The 2018 Economic Survey shows that imports almost tripled to 989,600 tonnes last year against a production of 376,100 tonnes in 2016. This was the first time in five years that the country was importing more sugar than it produces.

Last year, the area under cane reduced to 191,200 hectares compared with 220,800 hectares in 2016, and 22,705 hectares since 2013.

“The reduction in cane area was attributed to conversion of some area under cane to other crops. Further, the quantity of cane delivered to factories fell by 33.3 per cent from 7.2 million tonnes in 2016 to 4.8 million tonnes in 2017. This was on account of prolonged dry weather conditions unfavourable for the growth of cane, leading to harvesting of immature cane.

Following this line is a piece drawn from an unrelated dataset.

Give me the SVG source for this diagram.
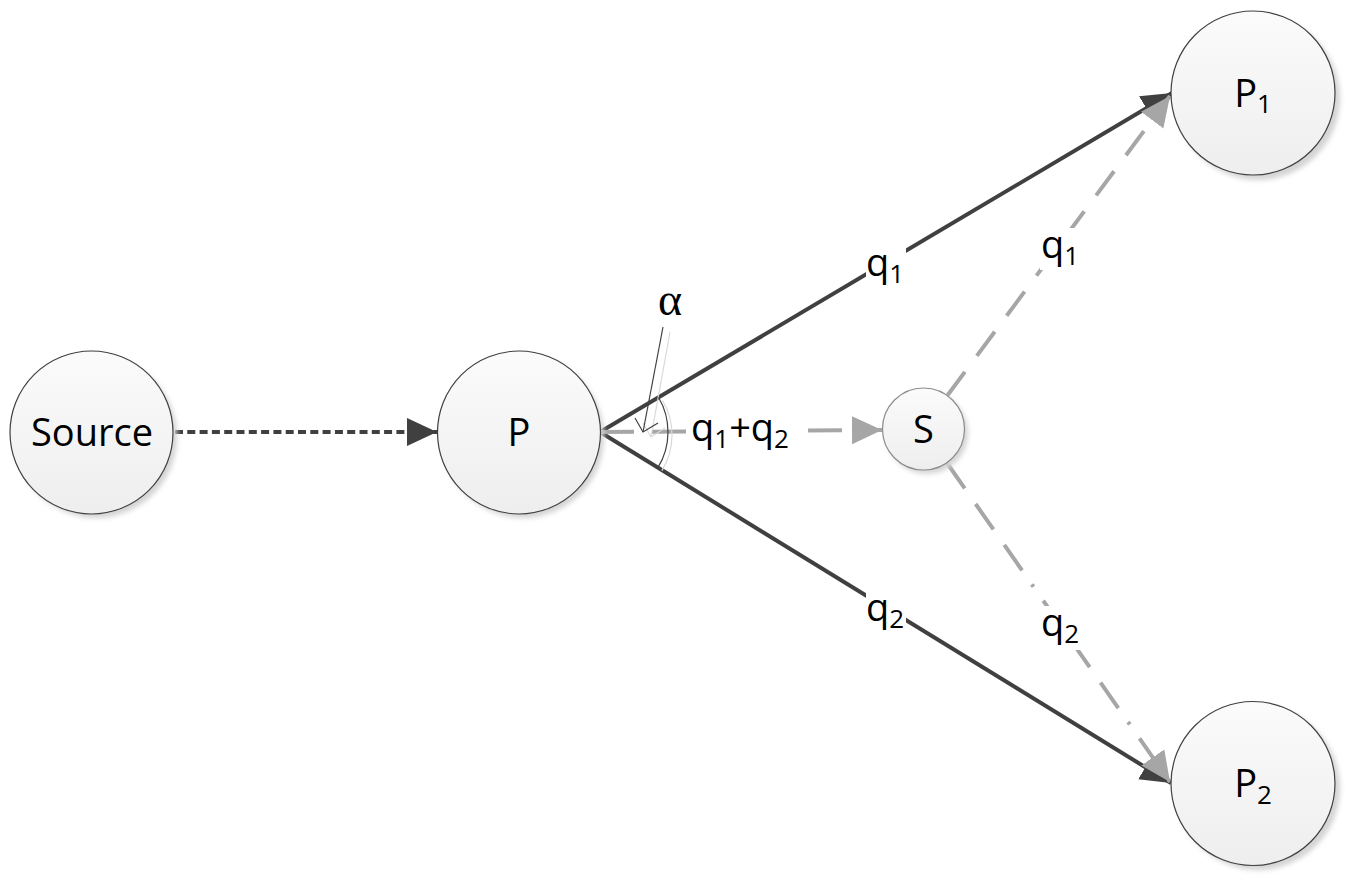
<svg xmlns="http://www.w3.org/2000/svg" width="1356" height="886" viewBox="0 0 1356 886">
<defs>
<linearGradient id="fillg" x1="0" y1="0" x2="0" y2="1">
<stop offset="0" stop-color="#fbfbfb"/>
<stop offset="1" stop-color="#eeeeee"/>
</linearGradient>
<filter id="blur" x="-20%" y="-20%" width="140%" height="140%">
<feGaussianBlur stdDeviation="2.5"/>
</filter>
<marker id="arrDark" markerUnits="userSpaceOnUse" markerWidth="32" markerHeight="30" refX="30" refY="14" orient="auto">
<path d="M0,0 L30,14 L0,28 Z" fill="#404040"/>
</marker>
<marker id="arrGray" markerUnits="userSpaceOnUse" markerWidth="32" markerHeight="30" refX="30" refY="14" orient="auto">
<path d="M0,0 L30,14 L0,28 Z" fill="#a6a6a6"/>
</marker>
</defs>
<style>
.shadow{fill:#d4d4d4;filter:url(#blur);}
.node{fill:url(#fillg);stroke:#404040;stroke-width:1.2;}
.nodeS{fill:url(#fillg);stroke:#8c8c8c;stroke-width:1.2;}
.lbl{font-family:"Open Sans","Noto Sans","Liberation Sans",sans-serif;font-size:38px;fill:#000;text-anchor:middle;}
.sub{font-size:26px;}
.dark{stroke:#404040;stroke-width:4;fill:none;}
.gray{stroke:#a6a6a6;stroke-width:4;fill:none;}
.bg{fill:#ffffff;}
</style>

<g id="connectors">
<line class="dark" x1="175" y1="432" x2="437" y2="432" stroke-dasharray="8 4.3" marker-end="url(#arrDark)"/>
<line class="dark" x1="600" y1="432" x2="1172" y2="93" marker-end="url(#arrDark)"/>
<line class="dark" x1="600" y1="432" x2="1171" y2="783" marker-end="url(#arrDark)"/>
<line class="gray" x1="600" y1="432" x2="882" y2="430" stroke-dasharray="34 18" marker-end="url(#arrGray)"/>
<line class="gray" x1="947" y1="396" x2="1170" y2="96" stroke-dasharray="30 20" marker-end="url(#arrGray)"/>
<line class="gray" x1="947" y1="463" x2="1170" y2="782" stroke-dasharray="31 19 31 19 31 17 3 17" marker-end="url(#arrGray)"/>

<rect class="bg" x="866" y="240" width="40" height="50"/>
<rect class="bg" x="866" y="592" width="40" height="44"/>
<rect class="bg" x="1040" y="228" width="40" height="42"/>
<rect class="bg" x="1040" y="606" width="40" height="44"/>
<rect class="bg" x="688" y="414" width="106" height="38"/>

<text class="lbl" x="885" y="276">q<tspan class="sub" dy="7">1</tspan></text>
<text class="lbl" x="885" y="621">q<tspan class="sub" dy="7">2</tspan></text>
<text class="lbl" x="1060" y="258">q<tspan class="sub" dy="7">1</tspan></text>
<text class="lbl" x="1060" y="636">q<tspan class="sub" dy="7">2</tspan></text>
<text class="lbl" x="740" y="441">q<tspan class="sub" dy="7">1</tspan><tspan dy="-7">+q</tspan><tspan class="sub" dy="7">2</tspan></text>
</g>

<g id="angle">
<path d="M662.6,400.5 A68,68 0 0 1 661.9,470.6" fill="none" stroke="#d9d9d9" stroke-width="1.2"/>
<line x1="670" y1="332" x2="651" y2="437" stroke="#d9d9d9" stroke-width="1.2"/>
<polyline points="643,423 651,437 665,428" fill="none" stroke="#d9d9d9" stroke-width="1.2"/>
<path d="M658.6,397.5 A68,68 0 0 1 657.9,467.6" fill="none" stroke="#404040" stroke-width="1.2"/>
<line x1="663" y1="327" x2="643" y2="432" stroke="#404040" stroke-width="1.2"/>
<polyline points="635,418 643,432 658,423" fill="none" stroke="#404040" stroke-width="1.2"/>
<text x="670" y="315" font-family="Liberation Serif, serif" font-size="46" text-anchor="middle" fill="#000">α</text>
</g>

<g id="node-source">
<circle class="shadow" cx="96" cy="437" r="81"/>
<circle class="node" cx="91.5" cy="432.5" r="81.5"/>
<text class="lbl" x="92" y="446">Source</text>
</g>

<g id="node-p">
<circle class="shadow" cx="523" cy="437" r="81"/>
<circle class="node" cx="519" cy="432.5" r="81.5"/>
<text class="lbl" x="519" y="446">P</text>
</g>

<g id="node-s">
<circle class="shadow" cx="927" cy="433" r="41"/>
<circle class="nodeS" cx="923.5" cy="429" r="41"/>
<text class="lbl" x="923.5" y="443">S</text>
</g>

<g id="node-p1">
<circle class="shadow" cx="1258" cy="98" r="82"/>
<circle class="node" cx="1253" cy="93" r="82"/>
<text class="lbl" x="1253" y="107">P<tspan class="sub" dy="6">1</tspan></text>
</g>

<g id="node-p2">
<circle class="shadow" cx="1258" cy="788" r="82"/>
<circle class="node" cx="1253" cy="783.5" r="82"/>
<text class="lbl" x="1253" y="797">P<tspan class="sub" dy="7">2</tspan></text>
</g>
</svg>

“As a result, the average sugarcane yield fell to 55.3 tonnes per hectare in 2017 compared with 62.2 tonnes per hectare in 2016, representing a decrease of 10.9 per cent,” the Kenya National Bureau of Statics says in the survey.

Kenya also saw its total domestic sugar production decline by 41.2 per cent from 639.7 thousand tonnes in 2016 to 376.1 thousand tonnes in 2017.

The bureau said that a total of 989.6 thousand tonnes of sugar was imported in 2017 to bridge the deficit occasioned by the low production during the year.